All except for the last eight verses. Those were written by Moses, as Rabbi Shimon states. But they were written “be-dema,” which should not be understood as “in tears,” but “undivided.” All the other verses were “told by Moses” – i.e., divided up into meaningful words, by Moses, based on events. But the last eight verses were left without meaning.
After Moses died, Joshua took the last few lines of letters left by Moses and divided them up into meaningful words, based on what had just transpired. This is the opinion of Rabbi Yehuda or of Rabbi Nechemia.
So, the Torah was written entirely by Moses but the meaning of the words was given by Joshua.
With this explanation, the Vilna Gaon not only resolves the dilemma of the Talmud, but also explains the evolution of Judaism. The entire Torah was given through Moses. But the meanings of the words and their implications for Jewish law are continually interpreted and updated based on realities of the world.

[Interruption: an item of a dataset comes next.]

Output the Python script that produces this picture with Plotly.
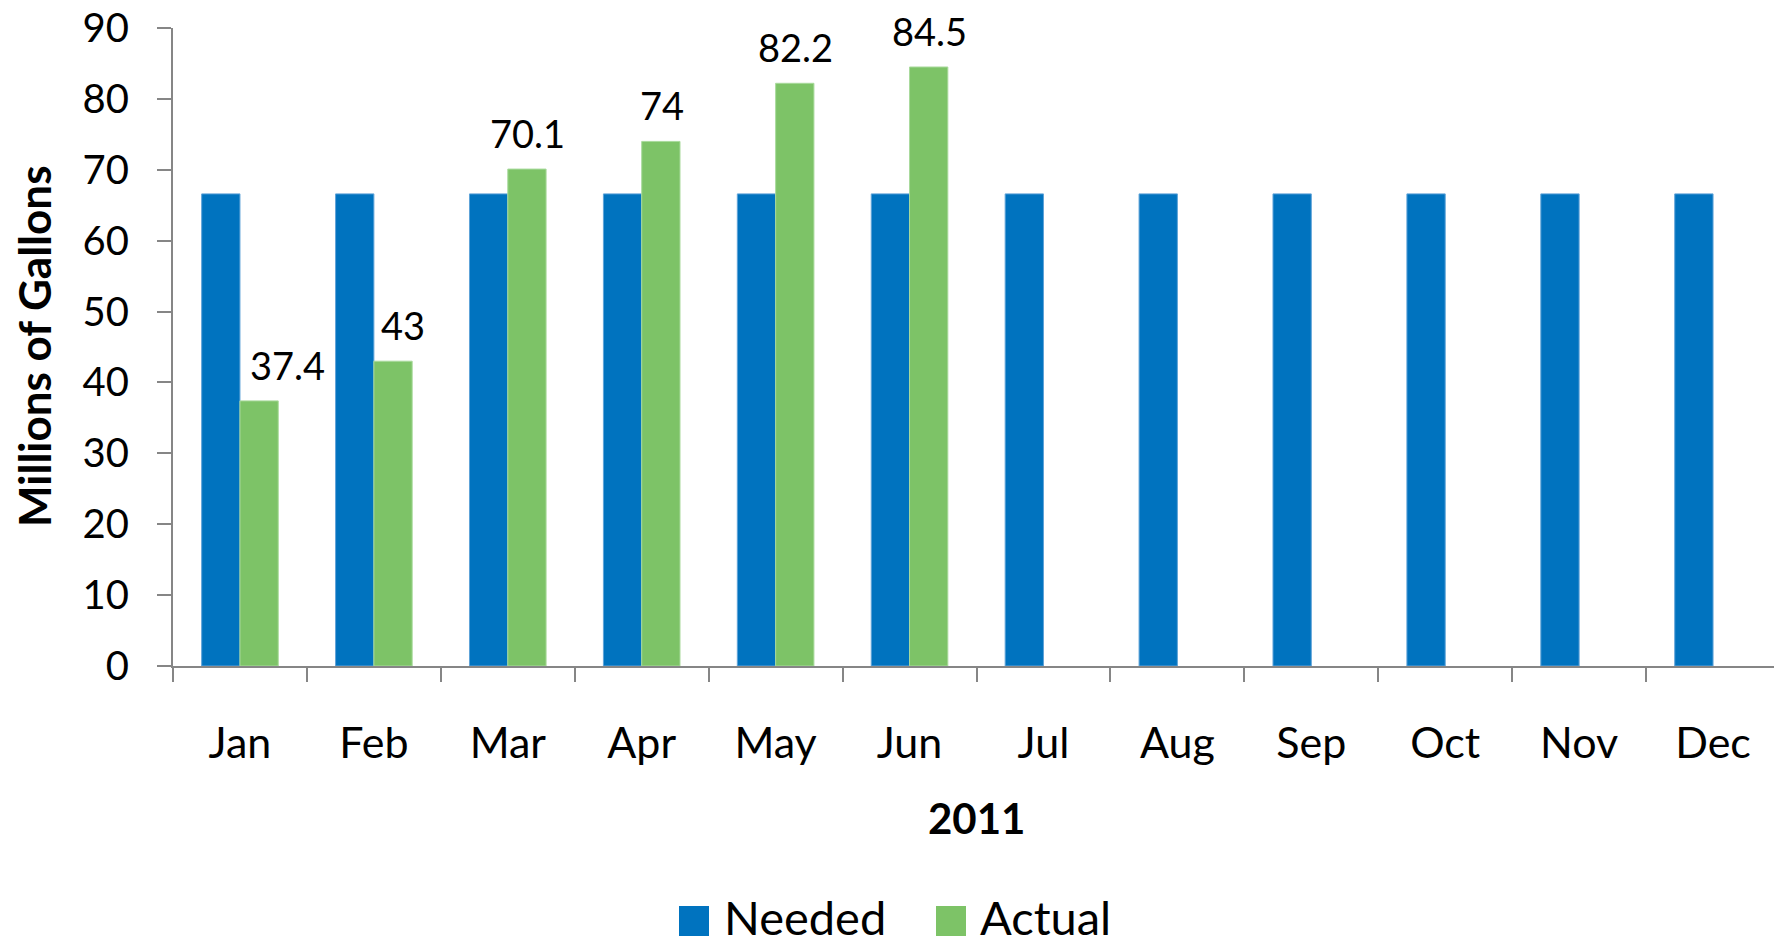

We celebrate Simchat Torah as we complete the cycle of Torah readings and begin again. And we may even sing a song stating that the entire Torah of Moses is true. Yet Simchat Torah itself is a much more recent tradition which actually contradicts earlier Jewish law.
Rabbi Moses Isserless wrote (Darkei Moshe Orach Chaim 669:3) that the tradition of dancing on Simchat Torah dates back to the time of the Geonim (approximately 7th – 10th centuries):
The Maharik (Rabbi Yosef Colon) wrote in the name of responsa of the Gaonim that on Simchat Torah the custom is for even the elderly [scholars] to dance when they sing praises to the Torah scroll. Even though it we do not dance on festivals, for the honor of the Torah they were accustomed to be lenient.
The strict law banning dancing on festivals was pushed aside by a more modern custom of dancing in celebration of completing the Torah.
This is an example of what the Vilna Gaon was implying. The Torah changed and evolved, yet still remained true to the word of God as dictated to Moses. The words and letters can be divided up in many different ways, and those meanings constantly change as the realities of the world evolve.